INFORMATION SHOWN →
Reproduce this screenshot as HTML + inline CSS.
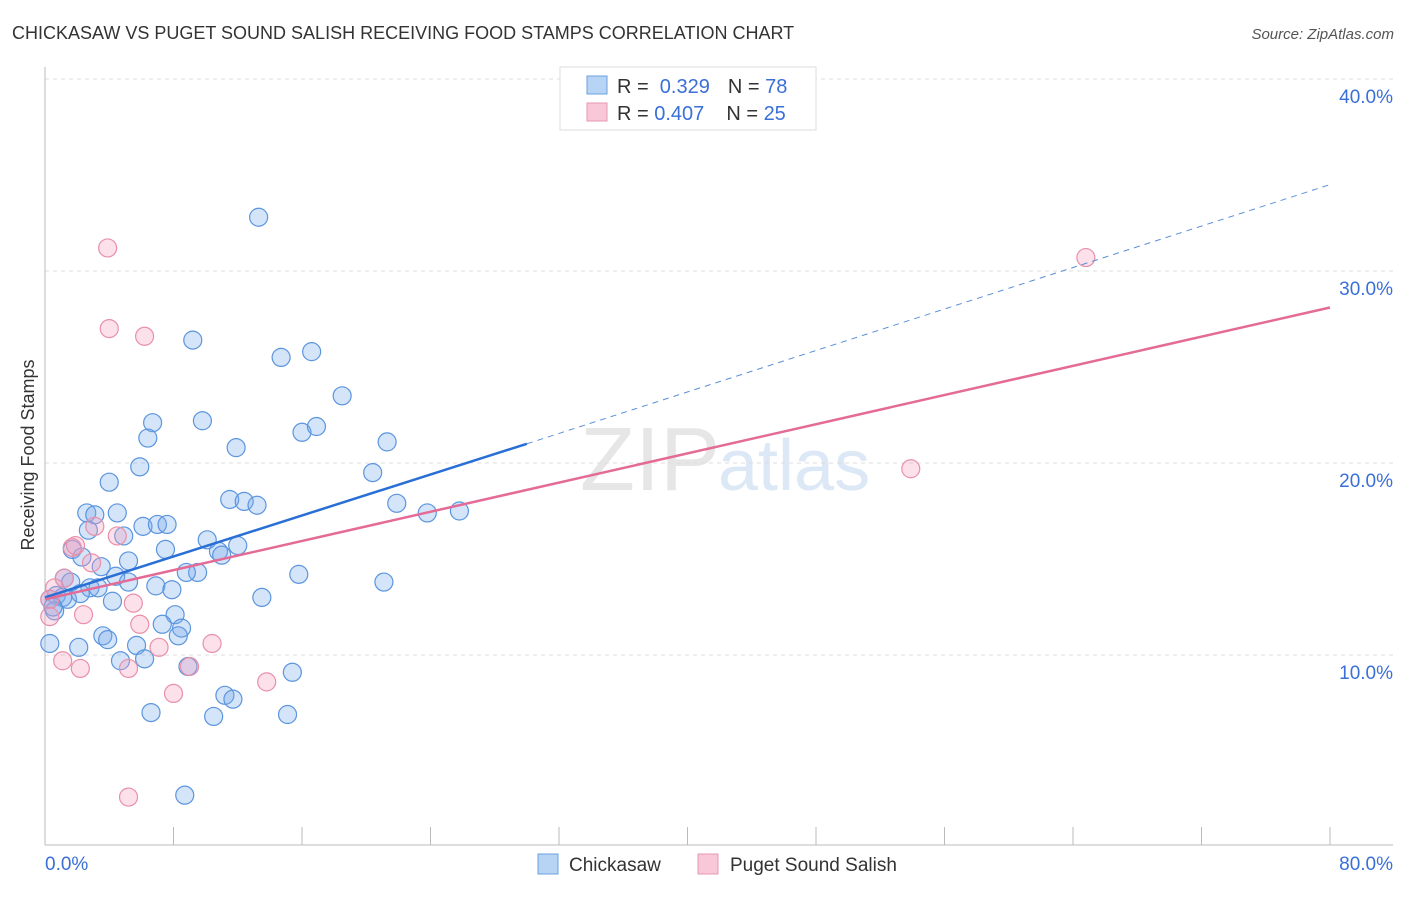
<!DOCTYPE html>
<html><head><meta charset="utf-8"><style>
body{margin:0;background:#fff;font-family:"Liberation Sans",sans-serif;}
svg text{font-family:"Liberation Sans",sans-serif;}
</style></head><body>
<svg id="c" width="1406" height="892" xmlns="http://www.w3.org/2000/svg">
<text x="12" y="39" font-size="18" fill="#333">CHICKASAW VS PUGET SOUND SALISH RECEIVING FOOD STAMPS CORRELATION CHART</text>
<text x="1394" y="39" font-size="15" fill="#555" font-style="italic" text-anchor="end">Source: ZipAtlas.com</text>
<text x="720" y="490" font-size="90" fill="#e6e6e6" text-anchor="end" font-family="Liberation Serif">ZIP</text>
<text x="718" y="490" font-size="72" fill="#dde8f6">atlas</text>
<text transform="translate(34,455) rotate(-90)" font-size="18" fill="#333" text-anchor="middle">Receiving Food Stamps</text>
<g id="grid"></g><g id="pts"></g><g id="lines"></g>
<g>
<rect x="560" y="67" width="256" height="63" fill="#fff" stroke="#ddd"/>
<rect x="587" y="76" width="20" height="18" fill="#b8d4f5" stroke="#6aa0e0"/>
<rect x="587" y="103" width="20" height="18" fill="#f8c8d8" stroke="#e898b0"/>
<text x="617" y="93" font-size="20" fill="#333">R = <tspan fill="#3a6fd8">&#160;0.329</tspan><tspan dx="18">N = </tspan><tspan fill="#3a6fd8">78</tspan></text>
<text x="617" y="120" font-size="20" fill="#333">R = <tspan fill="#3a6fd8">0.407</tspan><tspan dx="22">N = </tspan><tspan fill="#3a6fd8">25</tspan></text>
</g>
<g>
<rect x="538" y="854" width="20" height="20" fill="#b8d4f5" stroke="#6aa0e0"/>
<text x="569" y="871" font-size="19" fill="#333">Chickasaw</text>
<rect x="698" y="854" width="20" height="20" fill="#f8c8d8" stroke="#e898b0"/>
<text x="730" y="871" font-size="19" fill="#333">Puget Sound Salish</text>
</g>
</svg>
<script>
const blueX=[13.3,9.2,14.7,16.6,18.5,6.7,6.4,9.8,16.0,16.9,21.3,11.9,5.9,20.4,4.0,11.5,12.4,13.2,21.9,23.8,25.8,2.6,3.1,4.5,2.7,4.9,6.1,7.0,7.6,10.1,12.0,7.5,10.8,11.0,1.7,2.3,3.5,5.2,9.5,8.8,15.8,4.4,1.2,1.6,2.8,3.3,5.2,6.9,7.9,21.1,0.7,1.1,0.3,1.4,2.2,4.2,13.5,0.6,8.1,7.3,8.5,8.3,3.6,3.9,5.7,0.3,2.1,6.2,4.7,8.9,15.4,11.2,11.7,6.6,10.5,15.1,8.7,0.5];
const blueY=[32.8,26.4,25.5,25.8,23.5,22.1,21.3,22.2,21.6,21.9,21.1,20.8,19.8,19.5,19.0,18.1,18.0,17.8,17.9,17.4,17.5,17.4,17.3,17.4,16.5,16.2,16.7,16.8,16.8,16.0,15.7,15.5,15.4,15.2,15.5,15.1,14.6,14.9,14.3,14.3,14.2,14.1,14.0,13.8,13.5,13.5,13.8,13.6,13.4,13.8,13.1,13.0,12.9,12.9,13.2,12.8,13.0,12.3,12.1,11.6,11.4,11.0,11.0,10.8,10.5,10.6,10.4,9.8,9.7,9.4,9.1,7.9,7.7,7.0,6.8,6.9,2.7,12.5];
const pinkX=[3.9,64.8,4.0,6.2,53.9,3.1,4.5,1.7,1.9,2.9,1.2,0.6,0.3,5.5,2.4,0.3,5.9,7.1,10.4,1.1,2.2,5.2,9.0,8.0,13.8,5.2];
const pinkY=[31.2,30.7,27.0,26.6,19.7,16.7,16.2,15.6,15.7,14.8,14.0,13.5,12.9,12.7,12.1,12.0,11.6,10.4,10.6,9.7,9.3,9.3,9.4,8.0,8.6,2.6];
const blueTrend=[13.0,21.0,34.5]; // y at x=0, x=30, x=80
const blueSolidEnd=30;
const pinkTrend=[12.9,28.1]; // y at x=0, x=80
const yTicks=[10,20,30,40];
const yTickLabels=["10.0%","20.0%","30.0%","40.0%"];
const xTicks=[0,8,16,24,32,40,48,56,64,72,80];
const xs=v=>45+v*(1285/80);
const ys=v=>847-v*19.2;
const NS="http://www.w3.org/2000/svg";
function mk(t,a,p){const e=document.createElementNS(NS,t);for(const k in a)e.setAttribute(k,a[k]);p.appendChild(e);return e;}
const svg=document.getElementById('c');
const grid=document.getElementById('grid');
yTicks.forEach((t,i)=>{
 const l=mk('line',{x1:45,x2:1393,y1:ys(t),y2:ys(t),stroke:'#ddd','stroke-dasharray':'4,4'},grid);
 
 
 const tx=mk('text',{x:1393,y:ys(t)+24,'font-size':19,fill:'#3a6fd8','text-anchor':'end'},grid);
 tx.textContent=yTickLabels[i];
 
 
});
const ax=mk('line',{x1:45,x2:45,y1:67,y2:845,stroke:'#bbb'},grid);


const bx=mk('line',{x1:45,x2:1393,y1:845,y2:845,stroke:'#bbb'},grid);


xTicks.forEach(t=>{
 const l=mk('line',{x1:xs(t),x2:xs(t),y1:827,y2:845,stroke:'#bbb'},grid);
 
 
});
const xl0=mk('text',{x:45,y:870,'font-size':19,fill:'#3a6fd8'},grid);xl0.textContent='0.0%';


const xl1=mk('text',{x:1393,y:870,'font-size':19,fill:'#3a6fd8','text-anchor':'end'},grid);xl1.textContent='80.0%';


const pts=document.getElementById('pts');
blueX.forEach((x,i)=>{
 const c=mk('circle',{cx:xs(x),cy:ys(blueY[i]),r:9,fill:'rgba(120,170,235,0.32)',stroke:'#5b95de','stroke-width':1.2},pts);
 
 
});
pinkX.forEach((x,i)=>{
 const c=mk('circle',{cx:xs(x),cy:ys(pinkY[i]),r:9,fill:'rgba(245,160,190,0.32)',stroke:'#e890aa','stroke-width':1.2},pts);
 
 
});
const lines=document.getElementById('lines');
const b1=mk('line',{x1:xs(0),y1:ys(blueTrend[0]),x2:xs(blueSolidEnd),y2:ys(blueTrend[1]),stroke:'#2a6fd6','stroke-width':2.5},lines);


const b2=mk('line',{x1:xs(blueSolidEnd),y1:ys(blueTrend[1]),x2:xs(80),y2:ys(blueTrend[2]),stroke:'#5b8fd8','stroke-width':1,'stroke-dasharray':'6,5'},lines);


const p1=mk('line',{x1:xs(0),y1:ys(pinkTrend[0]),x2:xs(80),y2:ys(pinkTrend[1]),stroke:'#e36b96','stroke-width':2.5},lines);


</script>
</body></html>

WHAT NEEDS TO BE DONE → Would you return the data exactly as written, without the pictures?

FINISHED TASK →
Reproduce this screenshot as HTML + inline CSS.
<!DOCTYPE html>
<html><head><meta charset="utf-8"><style>
body{margin:0;background:#fff;font-family:"Liberation Sans",sans-serif;}
svg text{font-family:"Liberation Sans",sans-serif;}
</style></head><body>
<svg id="c" width="1406" height="892" xmlns="http://www.w3.org/2000/svg">
<text x="12" y="39" font-size="18" fill="#333">CHICKASAW VS PUGET SOUND SALISH RECEIVING FOOD STAMPS CORRELATION CHART</text>
<text x="1394" y="39" font-size="15" fill="#555" font-style="italic" text-anchor="end">Source: ZipAtlas.com</text>
<text x="720" y="490" font-size="90" fill="#e6e6e6" text-anchor="end" font-family="Liberation Serif">ZIP</text>
<text x="718" y="490" font-size="72" fill="#dde8f6">atlas</text>
<text transform="translate(34,455) rotate(-90)" font-size="18" fill="#333" text-anchor="middle">Receiving Food Stamps</text>
<g id="grid"></g><g id="pts"></g><g id="lines"></g>
<g>
<rect x="560" y="67" width="256" height="63" fill="#fff" stroke="#ddd"/>
<rect x="587" y="76" width="20" height="18" fill="#b8d4f5" stroke="#6aa0e0"/>
<rect x="587" y="103" width="20" height="18" fill="#f8c8d8" stroke="#e898b0"/>
<text x="617" y="93" font-size="20" fill="#333">R = <tspan fill="#3a6fd8">&#160;0.329</tspan><tspan dx="18">N = </tspan><tspan fill="#3a6fd8">78</tspan></text>
<text x="617" y="120" font-size="20" fill="#333">R = <tspan fill="#3a6fd8">0.407</tspan><tspan dx="22">N = </tspan><tspan fill="#3a6fd8">25</tspan></text>
</g>
<g>
<rect x="538" y="854" width="20" height="20" fill="#b8d4f5" stroke="#6aa0e0"/>
<text x="569" y="871" font-size="19" fill="#333">Chickasaw</text>
<rect x="698" y="854" width="20" height="20" fill="#f8c8d8" stroke="#e898b0"/>
<text x="730" y="871" font-size="19" fill="#333">Puget Sound Salish</text>
</g>
</svg>
<script>
const blueX=[13.3,9.2,14.7,16.6,18.5,6.7,6.4,9.8,16.0,16.9,21.3,11.9,5.9,20.4,4.0,11.5,12.4,13.2,21.9,23.8,25.8,2.6,3.1,4.5,2.7,4.9,6.1,7.0,7.6,10.1,12.0,7.5,10.8,11.0,1.7,2.3,3.5,5.2,9.5,8.8,15.8,4.4,1.2,1.6,2.8,3.3,5.2,6.9,7.9,21.1,0.7,1.1,0.3,1.4,2.2,4.2,13.5,0.6,8.1,7.3,8.5,8.3,3.6,3.9,5.7,0.3,2.1,6.2,4.7,8.9,15.4,11.2,11.7,6.6,10.5,15.1,8.7,0.5];
const blueY=[32.8,26.4,25.5,25.8,23.5,22.1,21.3,22.2,21.6,21.9,21.1,20.8,19.8,19.5,19.0,18.1,18.0,17.8,17.9,17.4,17.5,17.4,17.3,17.4,16.5,16.2,16.7,16.8,16.8,16.0,15.7,15.5,15.4,15.2,15.5,15.1,14.6,14.9,14.3,14.3,14.2,14.1,14.0,13.8,13.5,13.5,13.8,13.6,13.4,13.8,13.1,13.0,12.9,12.9,13.2,12.8,13.0,12.3,12.1,11.6,11.4,11.0,11.0,10.8,10.5,10.6,10.4,9.8,9.7,9.4,9.1,7.9,7.7,7.0,6.8,6.9,2.7,12.5];
const pinkX=[3.9,64.8,4.0,6.2,53.9,3.1,4.5,1.7,1.9,2.9,1.2,0.6,0.3,5.5,2.4,0.3,5.9,7.1,10.4,1.1,2.2,5.2,9.0,8.0,13.8,5.2];
const pinkY=[31.2,30.7,27.0,26.6,19.7,16.7,16.2,15.6,15.7,14.8,14.0,13.5,12.9,12.7,12.1,12.0,11.6,10.4,10.6,9.7,9.3,9.3,9.4,8.0,8.6,2.6];
const blueTrend=[13.0,21.0,34.5]; // y at x=0, x=30, x=80
const blueSolidEnd=30;
const pinkTrend=[12.9,28.1]; // y at x=0, x=80
const yTicks=[10,20,30,40];
const yTickLabels=["10.0%","20.0%","30.0%","40.0%"];
const xTicks=[0,8,16,24,32,40,48,56,64,72,80];
const xs=v=>45+v*(1285/80);
const ys=v=>847-v*19.2;
const NS="http://www.w3.org/2000/svg";
function mk(t,a,p){const e=document.createElementNS(NS,t);for(const k in a)e.setAttribute(k,a[k]);p.appendChild(e);return e;}
const svg=document.getElementById('c');
const grid=document.getElementById('grid');
yTicks.forEach((t,i)=>{
 const l=mk('line',{x1:45,x2:1393,y1:ys(t),y2:ys(t),stroke:'#ddd','stroke-dasharray':'4,4'},grid);
 
 
 const tx=mk('text',{x:1393,y:ys(t)+24,'font-size':19,fill:'#3a6fd8','text-anchor':'end'},grid);
 tx.textContent=yTickLabels[i];
 
 
});
const ax=mk('line',{x1:45,x2:45,y1:67,y2:845,stroke:'#bbb'},grid);


const bx=mk('line',{x1:45,x2:1393,y1:845,y2:845,stroke:'#bbb'},grid);


xTicks.forEach(t=>{
 const l=mk('line',{x1:xs(t),x2:xs(t),y1:827,y2:845,stroke:'#bbb'},grid);
 
 
});
const xl0=mk('text',{x:45,y:870,'font-size':19,fill:'#3a6fd8'},grid);xl0.textContent='0.0%';


const xl1=mk('text',{x:1393,y:870,'font-size':19,fill:'#3a6fd8','text-anchor':'end'},grid);xl1.textContent='80.0%';


const pts=document.getElementById('pts');
blueX.forEach((x,i)=>{
 const c=mk('circle',{cx:xs(x),cy:ys(blueY[i]),r:9,fill:'rgba(120,170,235,0.32)',stroke:'#5b95de','stroke-width':1.2},pts);
 
 
});
pinkX.forEach((x,i)=>{
 const c=mk('circle',{cx:xs(x),cy:ys(pinkY[i]),r:9,fill:'rgba(245,160,190,0.32)',stroke:'#e890aa','stroke-width':1.2},pts);
 
 
});
const lines=document.getElementById('lines');
const b1=mk('line',{x1:xs(0),y1:ys(blueTrend[0]),x2:xs(blueSolidEnd),y2:ys(blueTrend[1]),stroke:'#2a6fd6','stroke-width':2.5},lines);


const b2=mk('line',{x1:xs(blueSolidEnd),y1:ys(blueTrend[1]),x2:xs(80),y2:ys(blueTrend[2]),stroke:'#5b8fd8','stroke-width':1,'stroke-dasharray':'6,5'},lines);


const p1=mk('line',{x1:xs(0),y1:ys(pinkTrend[0]),x2:xs(80),y2:ys(pinkTrend[1]),stroke:'#e36b96','stroke-width':2.5},lines);


</script>
</body></html>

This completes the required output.